Notably, all the rookies – bar Kjeldsen – are in their 20s. They are fine players, but that doesn’t look like a Ryder Cup line-up. Yet.
Poulter didn’t want to play the ‘If’ game when it was put to him in Turkey that if he failed to make the team would he volunteer his services as an assistant captain, like an out-of-form Garcia did at Celtic Manor in 2010. He glared at his questioner with that famous wild-eyed Ryder Cup stare and broke the silence to voice his shock.
“If my auntie had… Let’s not play the ‘If’ game,” he said. “In my eyes, I am going to make the team. That’s what’s going to happen.”
But he did play the ‘If’ game regarding what if many of these young’uns make the team.
“It wouldn’t be a shock to see Matt (Fitzpatrick) or any of those guys in there,” he said. “They’ve won good tournaments and won them strong. Every year there are rookies in the Ryder Cup. It’s lovely to see young blood playing great.”
Clarke named Fitzpatrick, Pieters, Andy Sullivan and Eddie Pepperell as four to watch. Add Danny Willett, Shane Lowry and Tommy Fleetwood to that list.
“There are a lot of very talented youngsters who will be pushing hard. I am on it and will be watching every week,” Clarke said.
Clarke will know, then, that leading the Ryder Cup points table is 22-year-old British Masters champion, Fitzpatrick.
“Darren has spoken to me a couple of times. He just said, ‘You’re doing great, keep it going, and you might make the team’,” Fitzpatrick said.
The Englishman was happy to play the ‘If’ game. If the Ryder Cup was now, would he feel ready? “Yeah, I don’t see why not. I love team golf and it would be an amazing experience,” he said. “I’d learn a lot. I’d love to play. I’d like to partner Danny (Willett), or Rory (McIlroy). I was quite lucky in that I was able to play in the Majors from the US Amateur win,” he said. “I got experience of playing with big names in front of big crowds and feeling that pressure.”
His coach Pete Cowan said: “You know from now until the Ryder Cup there are going to be six players who should make the team but get Ryder Cup-itis – stage fright – and are not going to get there. But they should. And you see it happen in all sport.
“I wouldn’t be surprised to see Thomas (Pieters) and Matt (Fitzpatrick) make the team. And they would be assets. All the youngsters coming through.”

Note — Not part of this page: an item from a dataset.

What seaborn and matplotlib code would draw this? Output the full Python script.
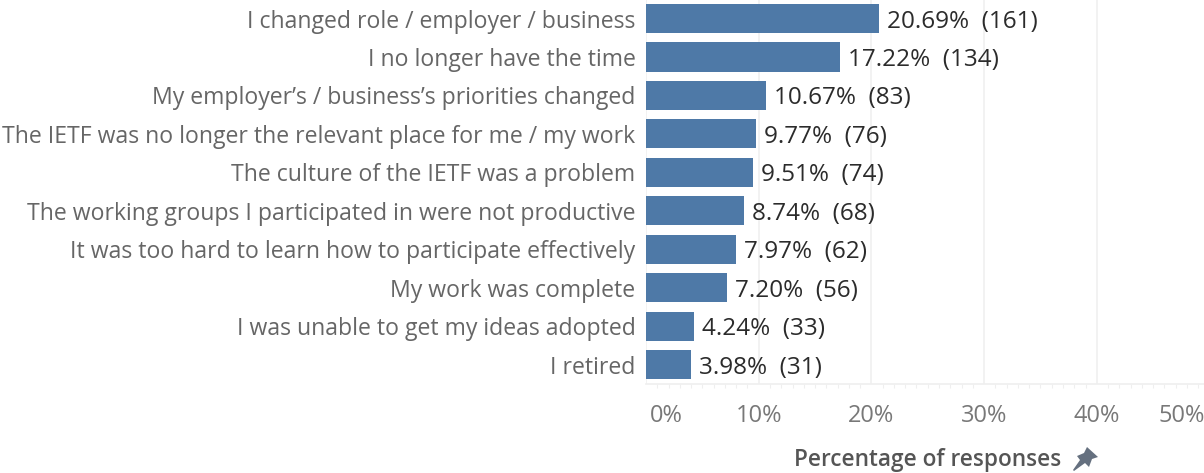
import matplotlib
matplotlib.use("Agg")
import matplotlib.pyplot as plt
import seaborn as sns
import pandas as pd
from matplotlib.patches import Polygon
from matplotlib.ticker import MultipleLocator
from matplotlib.transforms import ScaledTranslation

reasons = [
    "I changed role / employer / business",
    "I no longer have the time",
    "My employer\u2019s / business\u2019s priorities changed",
    "The IETF was no longer the relevant place for me / my work",
    "The culture of the IETF was a problem",
    "The working groups I participated in were not productive",
    "It was too hard to learn how to participate effectively",
    "My work was complete",
    "I was unable to get my ideas adopted",
    "I retired",
]
percentages = [20.69, 17.22, 10.67, 9.77, 9.51, 8.74, 7.97, 7.20, 4.24, 3.98]
counts = [161, 134, 83, 76, 74, 68, 62, 56, 33, 31]
x_ticks = [0, 10, 20, 30, 40, 50]

W, H = 1204, 473
sns.set_theme(style="white")
plt.rcParams["font.family"] = ["Open Sans", "DejaVu Sans"]

fig = plt.figure(figsize=(W / 100, H / 100), dpi=100)
left, right, top, bottom = 646.0, 1209.5, -0.7, 383.8
ax = fig.add_axes([left / W, 1 - bottom / H, (right - left) / W, (bottom - top) / H])

df = pd.DataFrame({"reason": reasons, "pct": percentages})
sns.barplot(data=df, y="reason", x="pct", color="#4e79a7", saturation=1,
            width=0.76, linewidth=0, ax=ax, zorder=3)
ax.set_xlim(0, 50)
ax.set_ylim(len(reasons) - 0.5, -0.5)

ax.set_xticks(x_ticks)
ax.set_xticklabels([f"{t}%" for t in x_ticks])
ax.xaxis.set_minor_locator(MultipleLocator(1))
ax.grid(axis="x", which="major", color="#f0f0f0", lw=1.2, zorder=0)
ax.set_axisbelow(True)
ax.tick_params(axis="x", which="major", length=7, width=1, color="#ececec",
               labelsize=17, labelcolor="#787878", pad=7.5)
ax.tick_params(axis="x", which="minor", length=3, width=0.8, color="#efefef", bottom=True)
ax.tick_params(axis="y", length=0, labelsize=16.6, labelcolor="#666666", pad=7.5)

labs = ax.get_xticklabels()
labs[0].set_ha("left")
labs[0].set_transform(labs[0].get_transform() + ScaledTranslation(4 / 100, 0, fig.dpi_scale_trans))
labs[-1].set_ha("right")
labs[-1].set_transform(labs[-1].get_transform() + ScaledTranslation(-5 / 100, 0, fig.dpi_scale_trans))

for s in ["top", "right", "left"]:
    ax.spines[s].set_visible(False)
ax.spines["bottom"].set_color("#efefef")
ax.spines["bottom"].set_linewidth(1.2)
ax.set_ylabel("")
ax.set_xlabel("")

for i, (p, c) in enumerate(zip(percentages, counts)):
    ax.annotate(f"{p:.2f}%  ({c})", (p, i), xytext=(8, 0), textcoords="offset pixels",
                va="center_baseline", ha="left", fontsize=17.5, color="#2b2b2b", zorder=5)

fig.text(1061 / W, 1 - 460 / H, "Percentage of responses", ha="right", va="center",
         fontsize=16.3, color="#555555", fontweight="semibold", family=["Open Sans", "DejaVu Sans"])

# pin icon beside the axis title
pin = [(1087, 447), (1098, 457), (1092, 459), (1089, 467), (1085, 463), (1074, 471),
       (1073, 470), (1080, 460), (1077, 456), (1084, 453)]
fig.add_artist(Polygon([(x / W, 1 - y / H) for x, y in pin], closed=True,
                       transform=fig.transFigure, facecolor="#65707f", edgecolor="none"))

fig.savefig("out.png", dpi=100, facecolor="white")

Nuneaton’s Sullivan has won three times this year and his hero is Ryder Cup legend Westwood: “I watched the Ryder Cup as a boy and there’s nothing better than representing your country or
Europe in a team event, and obviously I have had a taste of that with the 2011 Walker Cup.”
The Golf Paper’s Chris Wood is another dreaming of his debut. “I’ve got no choice in knowing where I stand on the points table. People keep texting me with my position,” Wood said. “But I’m not afraid to admit that to play in the Ryder Cup is my goal. We’ve only played a few events, but I am one of about 10 rookies with a chance.”
Two Ryder Cup stalwarts who have been showing signs of a return to form are Westwood and McDowell. The big picture, McDowell said, was to get back into the top 50 and play the Majors.
“For sure, get the top 50 and the Ryder Cup will take care of itself. I’m very motivated to be in the Ryder Cup next year,” he said.
But a word of warning from Westwood for all those dreaming and getting ahead of themselves.
“People who are checking the list all the time at this time of year are the ones that don’t make it,” he said.
He knows that it’s all about peaking at the right time.